:: AIM OF THE EXERCISE ::
Restate, exactly and without pictures, the lines from the start of the listing below through the line holding "from matplotlib.ft2font import FT2Font".
════════════════════
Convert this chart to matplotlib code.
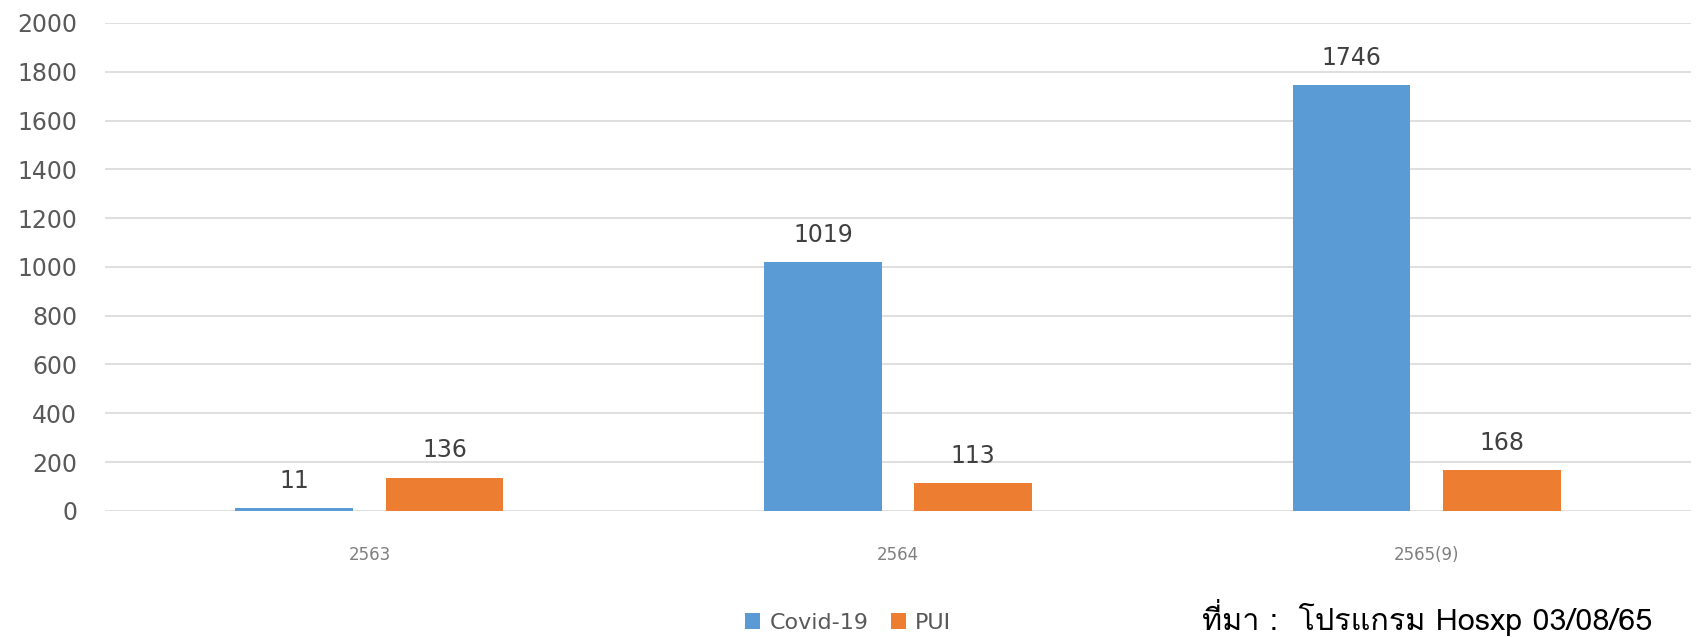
import numpy as np
import matplotlib
matplotlib.use('Agg')
import matplotlib.pyplot as plt
from matplotlib import font_manager
from matplotlib.ft2font import FT2Font

years = ['2563', '2564', '2565(9)']
covid = [11, 1019, 1746]
pui = [136, 113, 168]
series_names = ['Covid-19', 'PUI']
source_text = 'ที่มา :  โปรแกรม Hosxp 03/08/65'

# find an installed font that has Thai glyphs
thai_font = None
for f in font_manager.fontManager.ttflist:
  try:
    if FT2Font(f.fname).get_char_index(ord('ท')):
      thai_font = f.name
      break
  except Exception:
    pass
fams = ['DejaVu Sans'] if thai_font is None else [thai_font, 'DejaVu Sans']

blue = '#5B9BD5'
orange = '#ED7D31'
grey = '#595959'

fig = plt.figure(figsize=(16.96, 6.37), dpi=100)
ax = fig.add_axes([0.062, 0.198, 0.935, 0.766])

x = np.arange(len(years))
w = 0.223
off = 0.142
b1 = ax.bar(x - off, covid, w, color=blue, label=series_names[0], zorder=3)
b2 = ax.bar(x + off, pui, w, color=orange, label=series_names[1], zorder=3)

for bars in (b1, b2):
  for r in bars:
    ax.annotate('%d' % r.get_height(), (r.get_x() + r.get_width()/2, r.get_height()),
                xytext=(0, 11), textcoords='offset points', ha='center', va='bottom',
                fontsize=17, color='#404040')

ax.set_xlim(-0.5, len(years) - 0.5)
ax.set_ylim(0, 2000)
ax.set_yticks(range(0, 2001, 200))
ax.set_xticks(x)
ax.set_xticklabels(years)
ax.yaxis.grid(True, color='#D9D9D9', linewidth=1.2, zorder=0)
for s in ax.spines.values():
  s.set_visible(False)
ax.tick_params(axis='y', length=0, labelsize=17, labelcolor=grey, pad=20)
ax.tick_params(axis='x', length=0, labelsize=12, labelcolor='#7F7F7F', pad=25)

fig.legend(loc='center', bbox_to_anchor=(0.50, 0.022), ncol=2, frameon=False,
           fontsize=16, handlelength=0.7, handleheight=0.7, columnspacing=1.0,
           handletextpad=0.4, labelcolor=grey)

fig.text(0.709, 0.03, source_text, fontsize=22, color='black', va='center',
         ha='left', family=fams)

plt.savefig('out.png', dpi=100)
plt.close(fig)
════════════════════
:: FULL ANSWER ::
Convert this chart to matplotlib code.
import numpy as np
import matplotlib
matplotlib.use('Agg')
import matplotlib.pyplot as plt
from matplotlib import font_manager
from matplotlib.ft2font import FT2Font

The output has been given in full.